Jared Newman / Foundry
In 2013, Netflix’s then-chief content officer Ted Sarandos (who’s now co-CEO) famously said the company’s goal was “to become HBO faster than HBO becomes us.” The idea was that Netflix would become a haven for TV auteurs and a must-have premium service for consumers, all without the baggage of cable.
But as The Verge’s Alex Cranz astutely pointed out last week, Netflix is now becoming more like cable itself, with content decisions increasingly dictated by what will drive the most ad revenue. Its 10-year deal to carry WWE Monday Night Raw—a longtime cable staple—is the latest example. The industry’s pivot to ads is also rankling creators, who never envisioned their shows with commercial breaks.
All this leaves room for a new streamer to become Netflix in the same way that Netflix became HBO. The notion of a streaming service focused on ad-free, prestige programming suddenly seems disruptive again. (Apple TV+ has a decent shot at it, but the field’s open for alternatives.)

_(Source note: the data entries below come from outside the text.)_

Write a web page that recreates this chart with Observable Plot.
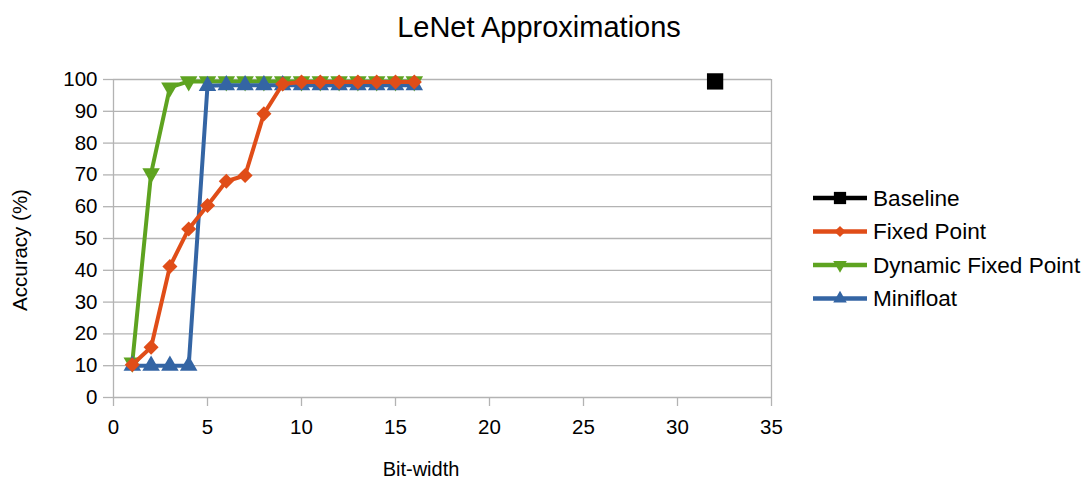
<!DOCTYPE html>
<html>
<head>
<meta charset="utf-8">
<script src="https://cdn.jsdelivr.net/npm/d3@7"></script>
<script src="https://cdn.jsdelivr.net/npm/@observablehq/plot@0.6"></script>
<style>
  html, body { margin: 0; padding: 0; background: #fff; }
  #wrap { position: relative; width: 1087px; height: 479px; font-family: "Liberation Sans", Arial, sans-serif; }
  #wrap svg { position: absolute; left: 0; top: 0; }
</style>
</head>
<body>
<div id="wrap"></div>
<script>
// ---- data ----
const bits = [1,2,3,4,5,6,7,8,9,10,11,12,13,14,15,16];
const fixedPoint = [10.3, 15.8, 41.2, 53.0, 60.4, 68.0, 69.8, 89.2, 98.6, 99.2, 99.2, 99.2, 99.2, 99.2, 99.2, 99.2];
const dynamicFixed = [11, 70.5, 97.5, 99.4, 99.4, 99.4, 99.4, 99.4, 99.4, 99.4, 99.4, 99.4, 99.4, 99.4, 99.4, 99.4];
const minifloat = [10, 10, 10, 10, 98.0, 98.2, 98.2, 98.2, 98.2, 98.2, 98.2, 98.2, 98.2, 98.2, 98.2, 98.2];
const baselineBits = [32];
const baselineAcc = [99.4];
const seriesNames = ["Baseline", "Fixed Point", "Dynamic Fixed Point", "Minifloat"];
const seriesColors = ["#000000", "#e04d18", "#5ea320", "#3465a4"];
const xTicks = [0, 5, 10, 15, 20, 25, 30, 35];
const yTicks = [0, 10, 20, 30, 40, 50, 60, 70, 80, 90, 100];

const toRows = (xs, ys) => xs.map((x, i) => ({x, y: ys[i]}));
const fixedRows = toRows(bits, fixedPoint);
const dynRows = toRows(bits, dynamicFixed);
const miniRows = toRows(bits, minifloat);
const baseRows = toRows(baselineBits, baselineAcc);

const grid = "#b3b3b3";
const font = "Liberation Sans, Arial, sans-serif";

const chart = Plot.plot({
  width: 1087,
  height: 479,
  marginLeft: 113,
  marginRight: 316,
  marginTop: 79,
  marginBottom: 82,
  style: {fontFamily: font, fontSize: "20px", color: "#000", background: "transparent"},
  x: {domain: [0, 35], ticks: xTicks},
  y: {domain: [0, 100], ticks: yTicks},
  marks: [
    Plot.gridY(yTicks, {stroke: grid, strokeOpacity: 1, strokeWidth: 1.3}),
    Plot.ruleX([0, 35], {stroke: grid, strokeWidth: 1.3}),
    Plot.axisY(yTicks, {tickSize: 10, text: null, stroke: grid, strokeWidth: 1.3, label: null}),
    Plot.axisY(yTicks, {tickSize: 0, tickPadding: 16, fontSize: 20.5, fill: "#000", label: null}),
    Plot.axisX(xTicks, {tickSize: 9, text: null, stroke: grid, strokeWidth: 1.3, label: null}),
    Plot.axisX(xTicks, {tickSize: 0, tickPadding: 22, fontSize: 20.5, fill: "#000", label: null}),
    // Dynamic Fixed Point
    Plot.line(dynRows, {x: "x", y: "y", stroke: seriesColors[2], strokeWidth: 4}),
    Plot.dot(dynRows, {x: "x", y: "y", symbol: "triangle", rotate: 180, r: 6.5, fill: seriesColors[2], stroke: "none"}),
    // Minifloat
    Plot.line(miniRows, {x: "x", y: "y", stroke: seriesColors[3], strokeWidth: 4}),
    Plot.dot(miniRows, {x: "x", y: "y", symbol: "triangle", r: 6.5, fill: seriesColors[3], stroke: "none"}),
    // Fixed Point
    Plot.line(fixedRows, {x: "x", y: "y", stroke: seriesColors[1], strokeWidth: 4}),
    Plot.dot(fixedRows, {x: "x", y: "y", symbol: "diamond2", r: 6.8, fill: seriesColors[1], stroke: "none"}),
    // Baseline
    Plot.dot(baseRows, {x: "x", y: "y", symbol: "square", r: 9.2, fill: seriesColors[0], stroke: "none"})
  ]
});
document.getElementById("wrap").appendChild(chart);

// ---- overlay: title, axis labels, legend ----
const ov = d3.select("#wrap").append("svg")
  .attr("width", 1087).attr("height", 479)
  .style("font-family", font);

ov.append("text").attr("x", 539).attr("y", 37).attr("text-anchor", "middle")
  .attr("font-size", 29).text("LeNet Approximations");
ov.append("text").attr("x", 421).attr("y", 476).attr("text-anchor", "middle")
  .attr("font-size", 20).text("Bit-width");
ov.append("text").attr("transform", "translate(27,250) rotate(-90)").attr("text-anchor", "middle")
  .attr("font-size", 20.5).text("Accuracy (%)");

const legendSymbols = [
  {sym: d3.symbolSquare, size: 150, rot: 0},
  {sym: d3.symbolDiamond2, size: 80, rot: 0},
  {sym: d3.symbolTriangle, size: 80, rot: 180},
  {sym: d3.symbolTriangle, size: 80, rot: 0}
];
const rowY = [198, 231.5, 265, 298.5];
seriesNames.forEach((name, i) => {
  const g = ov.append("g").attr("transform", `translate(813,${rowY[i]})`);
  g.append("line").attr("x1", 0).attr("x2", 54).attr("y1", 0).attr("y2", 0)
    .attr("stroke", seriesColors[i]).attr("stroke-width", 4.5);
  g.append("path").attr("d", d3.symbol(legendSymbols[i].sym, legendSymbols[i].size)())
    .attr("transform", `translate(27,0) rotate(${legendSymbols[i].rot})`)
    .attr("fill", seriesColors[i]);
  g.append("text").attr("x", 60).attr("y", 0).attr("dy", "0.35em")
    .attr("font-size", 22.6).text(name);
});
</script>
</body>
</html>
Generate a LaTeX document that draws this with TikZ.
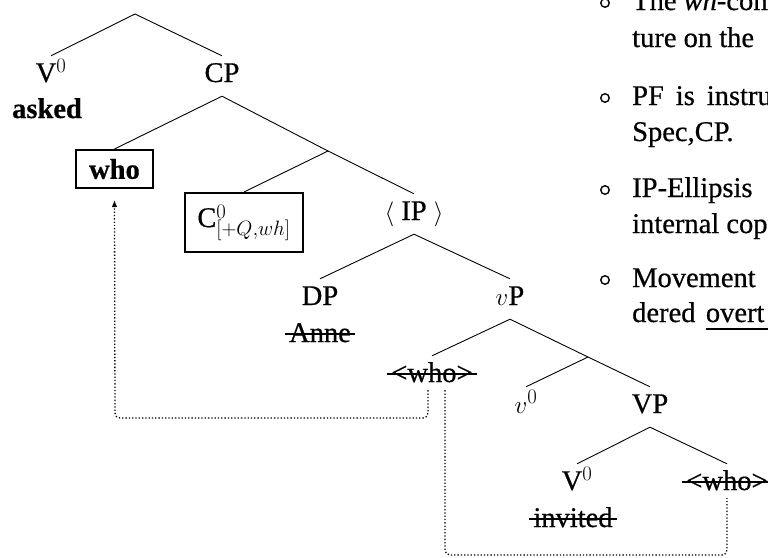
\documentclass[tikz,border=0pt]{standalone}
\usepackage{fontspec}
\setmainfont{Liberation Serif}[FakeBold=0.6]
\usetikzlibrary{arrows.meta}

\begin{document}
\begin{tikzpicture}[x=1pt,y=-1pt,
  font=\fontsize{28.5}{36}\selectfont,
  cat/.style={inner xsep=0pt, inner ysep=7pt, text height=19pt, text depth=7pt, anchor=base},
  word/.style={inner sep=0pt, anchor=base},
  edge/.style={line width=0.9pt},
  boxed/.style={draw, line width=2pt, inner sep=0pt, anchor=center},
  strike/.style={line width=2pt},
  mv/.style={dotted, line width=1.3pt, rounded corners=5pt},
  bul/.style={draw, circle, line width=1.4pt, minimum size=8.5pt, inner sep=0pt},
  btext/.style={inner sep=0pt, anchor=base west}
]
\useasboundingbox (0,0) rectangle (768,557);
\clip (0,0) rectangle (768,557);

% ---- tree nodes ----
\coordinate (root) at (135,14);
\node[cat] (v0) at (51,82) {V$^0$};
\node[word] (asked) at (47,118) {\bfseries asked};
\node[cat] (cp) at (222,82) {CP};
\node[boxed, minimum width=77pt, minimum height=38pt] (whobox) at (114.5,169) {\bfseries who};
\coordinate (cbar) at (328,151);
\node[boxed, minimum width=118pt, minimum height=59pt] (c0) at (244,222.5) {C$^0_{[+Q,wh]}$};
\node[cat] (ip) at (414,220) {$\langle$ IP $\rangle$};
\node[cat] (dp) at (320,305) {DP};
\node[word] (anne) at (320,342) {Anne};
\node[cat] (vp) at (510,305) {$v$P};
\coordinate (vbar) at (588,357);
\node[cat] (whol) at (432,382) {<who>};
\node[cat] (v0b) at (526,413) {$v^0$};
\node[cat] (vpp) at (650,413) {VP};
\node[cat] (vzero) at (577,490) {V$^0$};
\node[word] (invited) at (573,527) {invited};
\node[cat] (whor) at (727,490) {<who>};

% ---- branches ----
\draw[edge] (root) -- (v0.north);
\draw[edge] (root) -- (cp.north);
\draw[edge] (cp.south) -- (whobox.north);
\draw[edge] (cp.south) -- (cbar) -- (ip.north);
\draw[edge] (cbar) -- (c0.north);
\draw[edge] (ip.south) -- (dp.north);
\draw[edge] (ip.south) -- (vp.north);
\draw[edge] (vp.south) -- (whol.north);
\draw[edge] (vp.south) -- (vbar) -- (vpp.north);
\draw[edge] (vbar) -- (v0b.north);
\draw[edge] (vpp.south) -- (vzero.north);
\draw[edge] (vpp.south) -- (whor.north);

% ---- struck-out material ----
\foreach \n in {anne,whol,invited,whor}{
  \draw[strike] ([xshift=-4pt,yshift=8pt]\n.base west) -- ([xshift=4pt,yshift=8pt]\n.base east);
}

% ---- movement paths ----
\coordinate (c1) at (115,418);
\coordinate (c2) at (727,555);
\draw[mv,-{Latex[length=7pt,width=5.5pt]}] ([xshift=-4pt,yshift=6pt]whol.south) |- (c1) -- ([yshift=-11pt]whobox.south);
\draw[mv] ([xshift=13pt,yshift=6pt]whol.south) |- (c2) -- ([yshift=6pt]whor.south);

% ---- bullet list ----
\node[bul] (b1) at (605,3) {};
\node[btext] (t1a) at (632,10) {The \textit{wh}-com};
\node[btext] (t1b) at (632,47) {ture on the};
\node[bul] (b2) at (605,98) {};
\node[btext] (t2a) at (632,105) {PF\hspace{0.42em}is\hspace{0.42em}instruct};
\node[btext] (t2b) at (632,141) {Spec,CP.};
\node[bul] (b3) at (605,190) {};
\node[btext] (t3a) at (632,197) {IP-Ellipsis};
\node[btext] (t3b) at (632,233) {internal copy};
\node[bul] (b4) at (605,280) {};
\node[btext] (t4a) at (632,287) {Movement};
\node[btext] (t4b) at (632,322) {dered};
\node[btext] (t4c) at ([xshift=10pt]t4b.base east) {overt};
\draw[line width=2.5pt] ([yshift=-7pt]t4c.base west) -- ++(70,0);
\end{tikzpicture}
\end{document}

Scrappier cord-cutting makes a comeback

Recording over-the-air channels in Plex Media Server.
Jared Newman / Foundry
When I ditched cable TV more than 15 years ago, the streaming options were pretty slim. There was Netflix and Hulu, but the latter only worked in a web browser, so I had to connect my laptop to the TV with an HDMI cable. An antenna was also essential—rather than the nice-to-have element it is now—and renting DVDs was the most economical way to watch certain shows without pirating them. (And if we’re being honest, I did a little of that back then as well.) Even then, you’d get used to simply not watching some things because they weren’t available without cable.
As streaming companies adopt some of cable’s worst tendencies, perhaps we’ll see a return to that earthier form of cord-cutting. That’s not to say the masses will start spinning up media servers full of DVD rips, video downloads, and over-the-air recordings, but it’d be neat if more folks discovered the hobby. The fact that piracy is on the rise again speaks volumes.
Everyone just watches YouTube and TikTok instead

XanderSt
Cord-cutting was in large part a generational trend, driven by younger viewers who never felt much attachment to specific cable channels. In the same way, the next big shift may come from an even younger audience that doesn’t consume as much TV-style programming as their elders.
YouTube, after all, is already the most-watched streaming service even when you only count TV time, and TikTok is its fastest-growing threat. Young folks are spending hours per day in these apps, which doesn’t leave much time for traditional TV viewing. Just as TV networks had to cater to cord-cutters with new streaming services, the streaming services may need to adapt to an audience that’s otherwise happy to live without them. And thus the cycle begins afresh.